- **EXTRACTED ENTRIES**
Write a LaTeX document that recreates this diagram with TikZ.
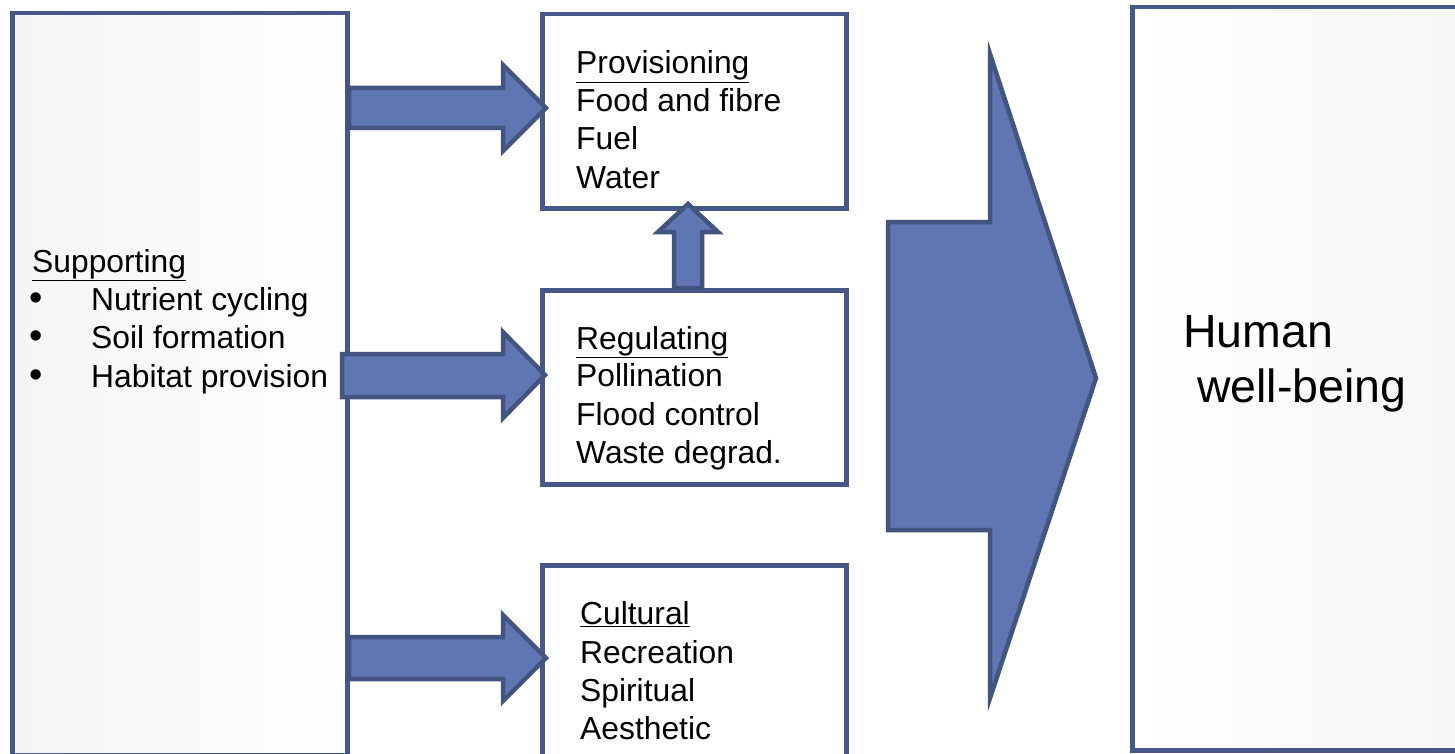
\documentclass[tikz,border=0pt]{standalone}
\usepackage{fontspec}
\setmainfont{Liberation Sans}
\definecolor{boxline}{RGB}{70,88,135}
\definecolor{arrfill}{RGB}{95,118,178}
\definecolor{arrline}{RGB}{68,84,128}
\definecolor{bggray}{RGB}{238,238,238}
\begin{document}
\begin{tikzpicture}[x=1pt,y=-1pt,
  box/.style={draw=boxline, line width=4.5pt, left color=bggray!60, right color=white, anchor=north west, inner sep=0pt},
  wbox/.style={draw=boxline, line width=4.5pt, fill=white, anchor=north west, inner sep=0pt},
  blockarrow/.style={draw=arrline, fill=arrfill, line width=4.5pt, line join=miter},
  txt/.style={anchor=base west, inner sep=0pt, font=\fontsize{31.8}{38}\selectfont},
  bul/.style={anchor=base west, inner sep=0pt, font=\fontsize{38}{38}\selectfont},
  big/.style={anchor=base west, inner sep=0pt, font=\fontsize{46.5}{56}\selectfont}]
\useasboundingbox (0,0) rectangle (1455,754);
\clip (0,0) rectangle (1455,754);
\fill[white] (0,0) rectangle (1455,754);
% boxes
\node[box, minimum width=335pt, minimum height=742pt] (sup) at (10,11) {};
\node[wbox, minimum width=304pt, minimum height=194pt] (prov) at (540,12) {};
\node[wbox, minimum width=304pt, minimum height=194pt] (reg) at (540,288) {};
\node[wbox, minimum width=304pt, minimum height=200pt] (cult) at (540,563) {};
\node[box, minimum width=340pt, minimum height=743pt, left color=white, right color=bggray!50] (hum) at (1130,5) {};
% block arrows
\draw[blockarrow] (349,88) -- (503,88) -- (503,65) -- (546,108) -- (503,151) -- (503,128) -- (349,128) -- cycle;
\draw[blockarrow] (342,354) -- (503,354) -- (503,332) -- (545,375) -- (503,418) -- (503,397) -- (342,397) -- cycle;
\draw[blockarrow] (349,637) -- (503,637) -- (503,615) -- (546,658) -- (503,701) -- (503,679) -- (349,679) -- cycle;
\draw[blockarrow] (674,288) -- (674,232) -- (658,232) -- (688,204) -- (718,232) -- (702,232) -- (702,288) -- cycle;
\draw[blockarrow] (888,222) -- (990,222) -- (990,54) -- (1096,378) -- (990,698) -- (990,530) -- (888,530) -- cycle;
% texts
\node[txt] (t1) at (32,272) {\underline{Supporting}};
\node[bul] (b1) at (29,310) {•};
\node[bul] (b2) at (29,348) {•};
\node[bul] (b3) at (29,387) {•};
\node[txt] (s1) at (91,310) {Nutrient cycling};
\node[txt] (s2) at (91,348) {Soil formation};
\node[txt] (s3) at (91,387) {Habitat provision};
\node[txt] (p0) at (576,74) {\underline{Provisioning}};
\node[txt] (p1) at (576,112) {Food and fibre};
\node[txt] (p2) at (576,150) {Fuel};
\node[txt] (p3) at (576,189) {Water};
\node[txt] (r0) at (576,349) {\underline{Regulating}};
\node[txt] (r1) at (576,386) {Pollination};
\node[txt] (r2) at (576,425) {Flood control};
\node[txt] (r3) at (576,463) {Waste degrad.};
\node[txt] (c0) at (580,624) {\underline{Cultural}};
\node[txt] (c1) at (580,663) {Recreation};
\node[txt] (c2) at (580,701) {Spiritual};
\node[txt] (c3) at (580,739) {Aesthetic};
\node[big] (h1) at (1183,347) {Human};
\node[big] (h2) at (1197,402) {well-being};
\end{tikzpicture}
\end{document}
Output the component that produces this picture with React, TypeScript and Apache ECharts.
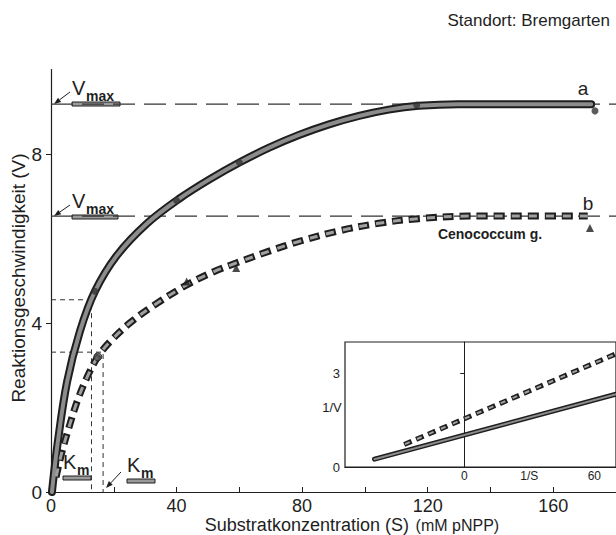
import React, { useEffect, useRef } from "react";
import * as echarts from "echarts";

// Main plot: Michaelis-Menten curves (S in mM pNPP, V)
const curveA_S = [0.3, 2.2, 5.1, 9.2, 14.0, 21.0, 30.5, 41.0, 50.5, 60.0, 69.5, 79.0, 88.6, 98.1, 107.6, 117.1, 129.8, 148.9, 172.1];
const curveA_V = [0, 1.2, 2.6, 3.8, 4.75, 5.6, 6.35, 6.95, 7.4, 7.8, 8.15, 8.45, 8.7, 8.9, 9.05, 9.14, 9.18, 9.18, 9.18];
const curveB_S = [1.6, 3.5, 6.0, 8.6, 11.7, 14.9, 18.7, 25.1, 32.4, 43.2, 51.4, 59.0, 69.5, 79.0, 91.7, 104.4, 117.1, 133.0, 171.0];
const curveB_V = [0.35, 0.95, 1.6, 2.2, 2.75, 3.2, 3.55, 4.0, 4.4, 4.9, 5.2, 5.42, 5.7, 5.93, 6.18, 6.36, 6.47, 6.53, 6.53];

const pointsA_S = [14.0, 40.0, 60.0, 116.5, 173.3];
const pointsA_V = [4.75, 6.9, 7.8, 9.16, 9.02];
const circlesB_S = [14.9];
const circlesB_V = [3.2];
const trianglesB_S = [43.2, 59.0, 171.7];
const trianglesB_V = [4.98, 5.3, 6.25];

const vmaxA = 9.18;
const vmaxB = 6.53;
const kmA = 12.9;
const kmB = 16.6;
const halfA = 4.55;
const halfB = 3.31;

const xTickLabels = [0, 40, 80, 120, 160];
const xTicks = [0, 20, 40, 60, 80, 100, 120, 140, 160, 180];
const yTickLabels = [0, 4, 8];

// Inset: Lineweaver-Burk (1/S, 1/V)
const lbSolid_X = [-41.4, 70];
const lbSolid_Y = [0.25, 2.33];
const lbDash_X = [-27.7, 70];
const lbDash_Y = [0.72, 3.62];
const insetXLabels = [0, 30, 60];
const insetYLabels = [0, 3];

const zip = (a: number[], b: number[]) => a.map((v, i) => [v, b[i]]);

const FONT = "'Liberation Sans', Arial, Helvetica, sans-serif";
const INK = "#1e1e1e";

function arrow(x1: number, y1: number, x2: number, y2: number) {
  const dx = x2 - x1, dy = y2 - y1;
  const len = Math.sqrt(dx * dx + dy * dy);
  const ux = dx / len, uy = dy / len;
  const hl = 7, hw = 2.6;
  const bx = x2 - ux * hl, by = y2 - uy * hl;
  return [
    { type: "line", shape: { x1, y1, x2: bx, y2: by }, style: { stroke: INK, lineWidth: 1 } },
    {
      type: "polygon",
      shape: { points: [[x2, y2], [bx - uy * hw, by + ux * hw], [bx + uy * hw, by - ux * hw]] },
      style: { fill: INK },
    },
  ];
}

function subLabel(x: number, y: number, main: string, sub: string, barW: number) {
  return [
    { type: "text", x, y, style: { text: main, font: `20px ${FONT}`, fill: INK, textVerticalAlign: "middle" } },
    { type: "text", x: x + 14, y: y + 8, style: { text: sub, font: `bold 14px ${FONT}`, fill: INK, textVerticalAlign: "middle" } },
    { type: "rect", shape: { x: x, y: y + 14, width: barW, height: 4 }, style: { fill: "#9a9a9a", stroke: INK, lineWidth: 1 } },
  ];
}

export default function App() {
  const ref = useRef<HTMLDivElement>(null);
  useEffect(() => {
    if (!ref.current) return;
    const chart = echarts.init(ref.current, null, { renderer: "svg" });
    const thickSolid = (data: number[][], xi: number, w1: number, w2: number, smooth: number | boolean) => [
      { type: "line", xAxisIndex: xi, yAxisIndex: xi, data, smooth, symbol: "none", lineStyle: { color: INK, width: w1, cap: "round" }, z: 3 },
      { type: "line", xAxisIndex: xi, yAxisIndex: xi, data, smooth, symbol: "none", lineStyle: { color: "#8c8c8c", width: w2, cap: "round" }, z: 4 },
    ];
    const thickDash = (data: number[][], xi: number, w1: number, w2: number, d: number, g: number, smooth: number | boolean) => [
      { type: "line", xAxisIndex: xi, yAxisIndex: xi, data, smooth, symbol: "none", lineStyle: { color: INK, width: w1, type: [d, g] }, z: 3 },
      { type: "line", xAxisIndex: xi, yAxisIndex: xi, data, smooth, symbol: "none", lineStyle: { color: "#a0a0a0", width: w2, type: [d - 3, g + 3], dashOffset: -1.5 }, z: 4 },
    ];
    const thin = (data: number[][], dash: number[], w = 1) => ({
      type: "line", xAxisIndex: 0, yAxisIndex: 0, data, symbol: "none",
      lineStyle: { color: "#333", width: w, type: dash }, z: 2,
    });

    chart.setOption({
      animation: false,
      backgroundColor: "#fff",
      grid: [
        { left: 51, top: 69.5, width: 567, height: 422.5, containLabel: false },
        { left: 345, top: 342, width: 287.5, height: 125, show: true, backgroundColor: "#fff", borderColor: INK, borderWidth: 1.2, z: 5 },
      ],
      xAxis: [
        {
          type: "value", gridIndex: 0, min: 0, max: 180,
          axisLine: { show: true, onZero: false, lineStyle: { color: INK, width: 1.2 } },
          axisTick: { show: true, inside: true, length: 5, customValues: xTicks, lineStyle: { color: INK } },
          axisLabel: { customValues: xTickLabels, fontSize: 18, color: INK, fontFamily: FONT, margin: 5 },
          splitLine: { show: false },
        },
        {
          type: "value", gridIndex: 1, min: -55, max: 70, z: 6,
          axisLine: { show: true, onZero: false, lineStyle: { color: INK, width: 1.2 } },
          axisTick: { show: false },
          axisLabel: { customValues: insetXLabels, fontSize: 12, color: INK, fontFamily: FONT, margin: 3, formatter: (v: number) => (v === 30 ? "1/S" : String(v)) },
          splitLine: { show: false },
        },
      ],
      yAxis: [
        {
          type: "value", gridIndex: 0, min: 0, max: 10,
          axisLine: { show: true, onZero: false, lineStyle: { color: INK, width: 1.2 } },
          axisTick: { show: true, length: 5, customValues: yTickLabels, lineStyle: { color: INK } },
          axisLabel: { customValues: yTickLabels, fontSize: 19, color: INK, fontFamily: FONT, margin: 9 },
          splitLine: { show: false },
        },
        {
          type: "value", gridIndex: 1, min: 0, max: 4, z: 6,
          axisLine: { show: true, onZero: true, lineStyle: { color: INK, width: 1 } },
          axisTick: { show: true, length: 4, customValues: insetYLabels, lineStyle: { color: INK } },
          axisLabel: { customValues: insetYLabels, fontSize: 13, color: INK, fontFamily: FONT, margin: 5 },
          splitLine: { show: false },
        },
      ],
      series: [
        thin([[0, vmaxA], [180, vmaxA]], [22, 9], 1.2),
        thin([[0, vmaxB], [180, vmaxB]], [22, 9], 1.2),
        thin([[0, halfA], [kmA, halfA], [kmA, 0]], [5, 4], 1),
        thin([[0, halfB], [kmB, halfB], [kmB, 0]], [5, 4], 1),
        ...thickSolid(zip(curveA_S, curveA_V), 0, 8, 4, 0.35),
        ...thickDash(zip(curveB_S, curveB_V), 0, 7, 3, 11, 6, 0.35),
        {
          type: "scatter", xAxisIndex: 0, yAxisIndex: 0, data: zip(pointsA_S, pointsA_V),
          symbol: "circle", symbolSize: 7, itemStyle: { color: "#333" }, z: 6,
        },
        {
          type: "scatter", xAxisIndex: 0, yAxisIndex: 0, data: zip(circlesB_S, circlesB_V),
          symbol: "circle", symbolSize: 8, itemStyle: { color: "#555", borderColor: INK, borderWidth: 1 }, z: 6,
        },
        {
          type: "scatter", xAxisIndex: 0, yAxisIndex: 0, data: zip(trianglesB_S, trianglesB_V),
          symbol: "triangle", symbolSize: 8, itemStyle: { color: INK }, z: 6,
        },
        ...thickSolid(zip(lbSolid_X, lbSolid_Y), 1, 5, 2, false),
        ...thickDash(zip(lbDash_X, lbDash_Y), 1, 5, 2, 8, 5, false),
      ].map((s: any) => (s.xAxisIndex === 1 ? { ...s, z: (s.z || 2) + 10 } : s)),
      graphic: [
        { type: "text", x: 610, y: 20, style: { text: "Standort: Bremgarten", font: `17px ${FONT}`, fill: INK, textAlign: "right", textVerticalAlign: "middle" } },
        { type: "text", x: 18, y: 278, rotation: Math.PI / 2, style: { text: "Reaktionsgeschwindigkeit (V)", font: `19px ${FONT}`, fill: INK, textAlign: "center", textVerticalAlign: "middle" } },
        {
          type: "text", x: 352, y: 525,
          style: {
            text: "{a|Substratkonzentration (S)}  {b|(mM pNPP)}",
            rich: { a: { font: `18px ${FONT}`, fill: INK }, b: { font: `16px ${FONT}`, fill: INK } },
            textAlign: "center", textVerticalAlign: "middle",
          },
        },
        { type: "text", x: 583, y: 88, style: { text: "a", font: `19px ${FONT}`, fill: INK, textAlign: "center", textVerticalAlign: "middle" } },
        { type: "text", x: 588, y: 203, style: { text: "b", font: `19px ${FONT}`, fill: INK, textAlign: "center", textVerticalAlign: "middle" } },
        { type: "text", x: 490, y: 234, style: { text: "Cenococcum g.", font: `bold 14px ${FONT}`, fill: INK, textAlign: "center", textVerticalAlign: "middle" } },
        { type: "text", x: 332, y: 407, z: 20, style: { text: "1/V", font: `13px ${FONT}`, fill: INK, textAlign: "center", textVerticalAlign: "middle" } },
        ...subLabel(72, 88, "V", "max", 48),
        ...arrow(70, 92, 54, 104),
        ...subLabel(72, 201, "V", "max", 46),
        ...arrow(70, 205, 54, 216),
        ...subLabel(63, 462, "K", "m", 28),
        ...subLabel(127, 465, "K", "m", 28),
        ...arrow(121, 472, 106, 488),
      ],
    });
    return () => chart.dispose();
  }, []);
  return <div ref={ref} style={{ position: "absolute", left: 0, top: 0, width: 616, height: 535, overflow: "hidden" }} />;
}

- **AIM OF THE EXERCISE**
Without the pictures, write out exactly the lines from the one that has "Output the component" down to the one that has "const halfB = 3.31;", both included.

- **CORRECT RESULT**
Output the component that produces this picture with React, TypeScript and Apache ECharts.
import React, { useEffect, useRef } from "react";
import * as echarts from "echarts";

// Main plot: Michaelis-Menten curves (S in mM pNPP, V)
const curveA_S = [0.3, 2.2, 5.1, 9.2, 14.0, 21.0, 30.5, 41.0, 50.5, 60.0, 69.5, 79.0, 88.6, 98.1, 107.6, 117.1, 129.8, 148.9, 172.1];
const curveA_V = [0, 1.2, 2.6, 3.8, 4.75, 5.6, 6.35, 6.95, 7.4, 7.8, 8.15, 8.45, 8.7, 8.9, 9.05, 9.14, 9.18, 9.18, 9.18];
const curveB_S = [1.6, 3.5, 6.0, 8.6, 11.7, 14.9, 18.7, 25.1, 32.4, 43.2, 51.4, 59.0, 69.5, 79.0, 91.7, 104.4, 117.1, 133.0, 171.0];
const curveB_V = [0.35, 0.95, 1.6, 2.2, 2.75, 3.2, 3.55, 4.0, 4.4, 4.9, 5.2, 5.42, 5.7, 5.93, 6.18, 6.36, 6.47, 6.53, 6.53];

const pointsA_S = [14.0, 40.0, 60.0, 116.5, 173.3];
const pointsA_V = [4.75, 6.9, 7.8, 9.16, 9.02];
const circlesB_S = [14.9];
const circlesB_V = [3.2];
const trianglesB_S = [43.2, 59.0, 171.7];
const trianglesB_V = [4.98, 5.3, 6.25];

const vmaxA = 9.18;
const vmaxB = 6.53;
const kmA = 12.9;
const kmB = 16.6;
const halfA = 4.55;
const halfB = 3.31;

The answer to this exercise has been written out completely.